The £465,000 figure was recently made public and owing to the fact that it was funded through Legal Aid, it proved to be highly divisive even though the defendants qualified.
Moral justice will always be a talking point of this case. The widow of Andrew Harper, Lissie Harper, recently went public with statements that she was “shocked” that so much could be spent on “defending the indefensible”. Though statements such as these may resonate well with the public, bear in mind that the provision of Legal Aid exists for reasons set out below.

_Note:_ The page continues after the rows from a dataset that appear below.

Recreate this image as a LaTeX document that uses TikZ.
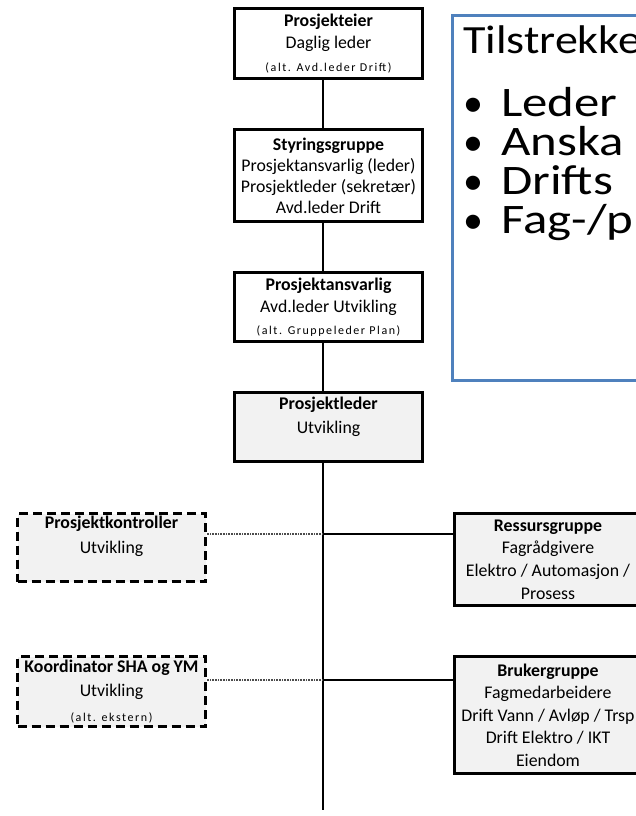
\documentclass[tikz,border=0pt]{standalone}
\usepackage{fontspec}
\setmainfont{Carlito}
\newfontfamily\spacedfont[LetterSpace=13]{Carlito}
\definecolor{boxgray}{RGB}{242,242,242}
\definecolor{infoblue}{RGB}{79,129,189}
\newcommand{\wide}[1]{\scalebox{1.15}[1]{#1}}
\newcommand{\wider}[1]{\scalebox{1.21}[1]{#1}}
\begin{document}
\begin{tikzpicture}[x=1pt,y=-1pt,
  orgbox/.style={draw=black, line width=3pt, inner sep=0pt, align=center,
    font=\fontsize{17.8}{22.5}\selectfont, minimum width=188pt, fill=white},
  graybox/.style={orgbox, fill=boxgray},
  dashbox/.style={graybox, dash pattern=on 9pt off 5pt},
  spine/.style={line width=2.5pt},
  link/.style={line width=2pt},
  dotlink/.style={line width=1.2pt, black!70, dash pattern=on 1pt off 0.6pt},
  infobox/.style={draw=infoblue, line width=3pt, anchor=north west, inner sep=0pt,
    minimum width=300pt, minimum height=364pt},
  infohead/.style={font=\fontsize{40}{40}\selectfont, anchor=base west, inner sep=0pt},
  infotext/.style={font=\fontsize{42}{42}\selectfont, anchor=base west, inner sep=0pt},
  infobullet/.style={font=\fontsize{40}{40}\selectfont, anchor=base, inner sep=0pt}]
\useasboundingbox (0,0) rectangle (636,816);
\clip (0,0) rectangle (636,816);

% main column
\node[orgbox, minimum height=70pt] (pe) at (328.5,43.5)
  {\textbf{Prosjekteier}\\Daglig leder\\{\fontsize{12}{22.5}\selectfont\spacedfont (alt. Avd.leder Drift)}};
\node[orgbox, minimum height=92pt, font=\fontsize{17.8}{21}\selectfont] (sg) at (328.5,175.5)
  {\textbf{Styringsgruppe}\\Prosjektansvarlig (leder)\\Prosjektleder (sekretær)\\Avd.leder Drift};
\node[orgbox, minimum height=69pt, font=\fontsize{17.8}{22}\selectfont] (pa) at (328.5,307)
  {\textbf{Prosjektansvarlig}\\Avd.leder Utvikling\\{\fontsize{12}{22}\selectfont\spacedfont (alt. Gruppeleder Plan)}};
\node[graybox, minimum height=69pt, font=\fontsize{17.8}{24}\selectfont] (pl) at (328.5,427)
  {\textbf{Prosjektleder}\\Utvikling\\\phantom{X}};

% left dashed boxes
\node[dashbox, minimum height=68pt, font=\fontsize{17.8}{25}\selectfont] (pk) at (111.5,547.5)
  {\textbf{Prosjektkontroller}\\Utvikling\\\phantom{X}};
\node[dashbox, minimum height=70pt, font=\fontsize{17.8}{24.5}\selectfont] (ko) at (111.5,691.5)
  {\textbf{Koordinator SHA og YM}\\Utvikling\\{\fontsize{12}{24.5}\selectfont\spacedfont (alt. ekstern)}};

% right boxes
\node[graybox, minimum width=187pt, minimum height=92pt, font=\fontsize{17.8}{22.7}\selectfont] (rg) at (548,559.5)
  {\textbf{Ressursgruppe}\\Fagrådgivere\\Elektro / Automasjon /\\Prosess};
\node[graybox, minimum width=187pt, minimum height=117pt, font=\fontsize{17.8}{22.5}\selectfont] (bg) at (548,715)
  {\textbf{Brukergruppe}\\Fagmedarbeidere\\Drift Vann / Avløp / Trsp\\Drift Elektro / IKT\\Eiendom};

% connectors
\coordinate (sp) at (323,0);
\coordinate (bot) at (323,810);
\coordinate (j1) at (323,534);
\coordinate (j2) at (323,680);
\draw[spine] (pe.south -| sp) -- (sg.north -| sp);
\draw[spine] (sg.south -| sp) -- (pa.north -| sp);
\draw[spine] (pa.south -| sp) -- (pl.north -| sp);
\draw[spine] (pl.south -| sp) -- (bot);
\draw[link] (j1) -- (j1 -| rg.west);
\draw[link] (j2) -- (j2 -| bg.west);
\draw[dotlink] (j1) -- (j1 -| pk.east);
\draw[dotlink] (j2) -- (j2 -| ko.east);

% info box
\node[infobox] (info) at (450.5,14.5) {};
\node[infohead] (i0) at (463,54) {\wide{Tilstrekke}};
\node[infobullet] (u1) at (473,116) {•};
\node[infotext] (i1) at (501,116) {\wider{Leder}};
\node[infobullet] (u2) at (473,155) {•};
\node[infotext] (i2) at (501,155) {\wider{Anska}};
\node[infobullet] (u3) at (473,194) {•};
\node[infotext] (i3) at (501,194) {\wider{Drifts}};
\node[infobullet] (u4) at (473,233) {•};
\node[infotext] (i4) at (501,233) {\wider{Fag-/p}};
\end{tikzpicture}
\end{document}
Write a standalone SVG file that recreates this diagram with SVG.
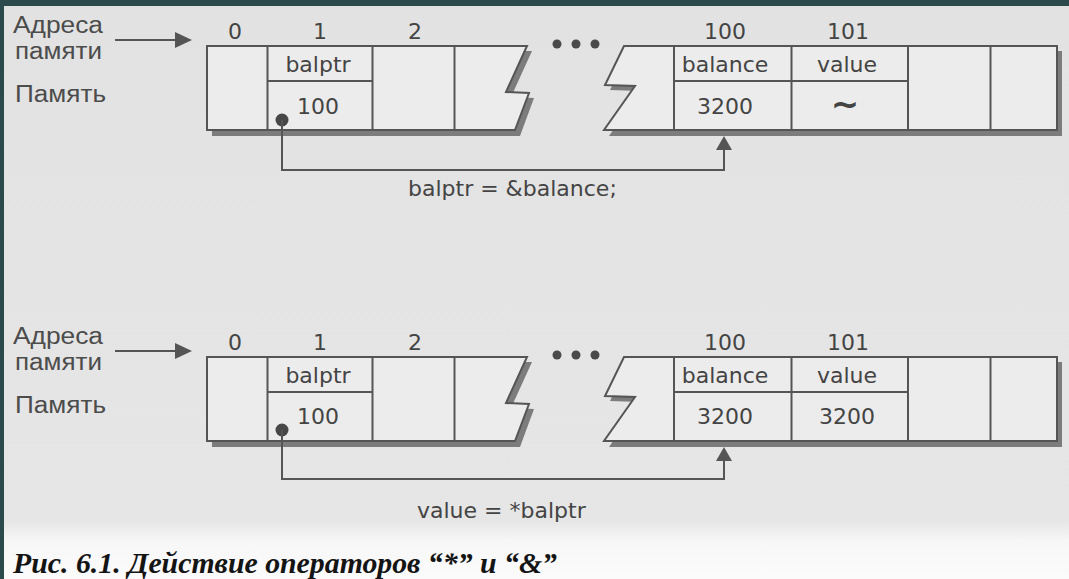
<svg xmlns="http://www.w3.org/2000/svg" width="1069" height="579" viewBox="0 0 1069 579">
  <defs>
    <linearGradient id="pageGrad" x1="0" y1="0" x2="0" y2="1">
      <stop offset="0" stop-color="#e2e2e2"/>
      <stop offset="0.9" stop-color="#e6e6e6"/>
      <stop offset="0.935" stop-color="#f7f7f7"/>
      <stop offset="1" stop-color="#fbfbfb"/>
    </linearGradient>
    <style>
      .lbl { font-family: "Liberation Sans", Arial, sans-serif; font-size: 23px; fill: #4c4c4c; }
      .txt { font-family: "DejaVu Sans", "Open Sans", sans-serif; font-size: 22px; fill: #444444; text-anchor: middle; }
      .expr { font-family: "DejaVu Sans", "Open Sans", sans-serif; font-size: 22px; fill: #444444; }
      .cap { font-family: "Liberation Serif", "Times New Roman", serif; font-size: 29px; font-weight: bold; font-style: italic; fill: #141414; }
      .box { fill: #ececec; stroke: #555555; stroke-width: 2; stroke-linejoin: miter; }
      .div { stroke: #555555; stroke-width: 2; fill: none; }
      .conn { stroke: #555555; stroke-width: 2; fill: none; }
      .head { fill: #555555; }
      .dot { fill: #474747; }
      .dots { fill: #4a4a4a; }
    </style>
  </defs>

  <!-- page background -->
  <rect x="0" y="0" width="1069" height="579" fill="url(#pageGrad)"/>
  <rect x="0" y="0" width="1069" height="6" fill="#2c4a4b"/>
  <rect x="0" y="0" width="4" height="579" fill="#2c4a4b"/>

  <!-- ===================== Diagram 1 ===================== -->
  <g id="labels-1">
    <text class="lbl" x="13" y="33" textLength="90" lengthAdjust="spacingAndGlyphs">Адреса</text>
    <text class="lbl" x="15" y="59" textLength="87" lengthAdjust="spacingAndGlyphs">памяти</text>
    <text class="lbl" x="15" y="102" textLength="91" lengthAdjust="spacingAndGlyphs">Память</text>
  </g>

  <g id="addresses-1">
    <text class="txt" x="235" y="39">0</text>
    <text class="txt" x="320" y="39">1</text>
    <text class="txt" x="415" y="39">2</text>
    <text class="txt" x="725" y="39">100</text>
    <text class="txt" x="848" y="39">101</text>
  </g>

  <g id="memory-1-left">
    <path fill="#7c7c7c" d="M212,51 H532 L511,97 L534,98 L520,136 H212 Z"/>
    <path class="box" d="M207,46 H527 L506,92 L529,93 L515,130 H207 Z"/>
    <line class="div" x1="267.5" y1="46" x2="267.5" y2="130"/>
    <line class="div" x1="372.5" y1="46" x2="372.5" y2="130"/>
    <line class="div" x1="454.5" y1="46" x2="454.5" y2="130"/>
  </g>
  <g id="cell-balptr-1">
    <line class="div" x1="267.5" y1="81" x2="372.5" y2="81"/>
    <text class="txt" x="318" y="72">balptr</text>
    <text class="txt" x="318" y="114">100</text>
  </g>

  <g id="ellipsis-1">
    <circle class="dots" cx="557" cy="44" r="4.5"/>
    <circle class="dots" cx="576" cy="44" r="4.5"/>
    <circle class="dots" cx="595" cy="44" r="4.5"/>
  </g>

  <g id="memory-1-right">
    <path fill="#7c7c7c" d="M629,51 H1062 V136 H609 L640,91 L610,90 Z"/>
    <path class="box" d="M624,46 H1057 V130 H604 L635,86 L605,85 Z"/>
    <line class="div" x1="674" y1="46" x2="674" y2="130"/>
    <line class="div" x1="791.5" y1="46" x2="791.5" y2="130"/>
    <line class="div" x1="908" y1="46" x2="908" y2="130"/>
    <line class="div" x1="990.5" y1="46" x2="990.5" y2="130"/>
    <line class="div" x1="674" y1="81" x2="908" y2="81"/>
  </g>
  <g id="cell-balance-1">
    <text class="txt" x="725" y="72">balance</text>
    <text class="txt" x="725" y="114">3200</text>
  </g>
  <g id="cell-value-1">
    <text class="txt" x="847" y="72">value</text>
    <text class="txt" x="845" y="116" style="font-size:34px;font-weight:bold">~</text>
  </g>

  <text id="expr-1" class="expr" x="408" y="196">balptr = &amp;balance;</text>

  <!-- ===================== Diagram 2 ===================== -->
  <g id="labels-2">
    <text class="lbl" x="13" y="344" textLength="90" lengthAdjust="spacingAndGlyphs">Адреса</text>
    <text class="lbl" x="15" y="370" textLength="87" lengthAdjust="spacingAndGlyphs">памяти</text>
    <text class="lbl" x="15" y="413" textLength="91" lengthAdjust="spacingAndGlyphs">Память</text>
  </g>

  <g id="addresses-2">
    <text class="txt" x="235" y="350">0</text>
    <text class="txt" x="320" y="350">1</text>
    <text class="txt" x="415" y="350">2</text>
    <text class="txt" x="725" y="350">100</text>
    <text class="txt" x="848" y="350">101</text>
  </g>

  <g id="memory-2-left">
    <path fill="#7c7c7c" d="M212,362 H532 L511,408 L534,409 L520,447 H212 Z"/>
    <path class="box" d="M207,357 H527 L506,403 L529,404 L515,441 H207 Z"/>
    <line class="div" x1="267.5" y1="357" x2="267.5" y2="441"/>
    <line class="div" x1="372.5" y1="357" x2="372.5" y2="441"/>
    <line class="div" x1="454.5" y1="357" x2="454.5" y2="441"/>
  </g>
  <g id="cell-balptr-2">
    <line class="div" x1="267.5" y1="392" x2="372.5" y2="392"/>
    <text class="txt" x="318" y="383">balptr</text>
    <text class="txt" x="318" y="424">100</text>
  </g>

  <g id="ellipsis-2">
    <circle class="dots" cx="557" cy="355" r="4.5"/>
    <circle class="dots" cx="576" cy="355" r="4.5"/>
    <circle class="dots" cx="595" cy="355" r="4.5"/>
  </g>

  <g id="memory-2-right">
    <path fill="#7c7c7c" d="M629,362 H1062 V447 H609 L640,402 L610,401 Z"/>
    <path class="box" d="M624,357 H1057 V441 H604 L635,397 L605,396 Z"/>
    <line class="div" x1="674" y1="357" x2="674" y2="441"/>
    <line class="div" x1="791.5" y1="357" x2="791.5" y2="441"/>
    <line class="div" x1="908" y1="357" x2="908" y2="441"/>
    <line class="div" x1="990.5" y1="357" x2="990.5" y2="441"/>
    <line class="div" x1="674" y1="392" x2="908" y2="392"/>
  </g>
  <g id="cell-balance-2">
    <text class="txt" x="725" y="383">balance</text>
    <text class="txt" x="725" y="424">3200</text>
  </g>
  <g id="cell-value-2">
    <text class="txt" x="847" y="383">value</text>
    <text class="txt" x="847" y="424">3200</text>
  </g>

  <text id="expr-2" class="expr" x="417" y="518">value = *balptr</text>

  <!-- ===================== Connectors ===================== -->
  <g id="connectors">
    <line class="conn" x1="115" y1="40" x2="178" y2="40"/>
    <polygon class="head" points="175,32 192,40 175,48"/>
    <circle class="dot" cx="282" cy="120" r="6.5"/>
    <path class="conn" d="M282,120 V170 H724 V148"/>
    <polygon class="head" points="716,150 724,136 732,150"/>

    <line class="conn" x1="115" y1="351" x2="178" y2="351"/>
    <polygon class="head" points="175,343 192,351 175,359"/>
    <circle class="dot" cx="282" cy="430" r="6.5"/>
    <path class="conn" d="M282,430 V479 H724 V459"/>
    <polygon class="head" points="716,461 724,447 732,461"/>
  </g>

  <!-- caption -->
  <text id="caption" class="cap" x="13" y="573" textLength="544" lengthAdjust="spacingAndGlyphs">Рис. 6.1. Действие операторов “*” и “&amp;”</text>
</svg>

The established barrister Paula Rhone-Adrien pointed out that that in order to mount an effective defence, countless hours had to be invested as well as the fact that Barristers are self-employed and have to pay their own support staff too. This was supported by the ‘The Secret Barrister’, adding that maintenance costs e.g. salaries, insurance, support staff, rent when broken down, the actual profit made by the representation was not going to be as much as you may think. He added that media outlets failed to show why such costs are so high.
Paula Rhone-Adrien further elaborated, that a case of this magnitude needed experienced representation such as senior barristers or a QC. Though public money being spent may be an issue, the fundamental legal principle of the criminal system is the presumption of innocence, in that you’re innocent until proven guilty, and that the rule of law entitles those accused to a fair trial and legal representation. She further explained that legal justice is not always going to be in line with the public perception of moral justice, and this is the price that we have to pay for an ‘equitable’ justice system.
This article is intended for guidance only and should not be relied upon for specific advice.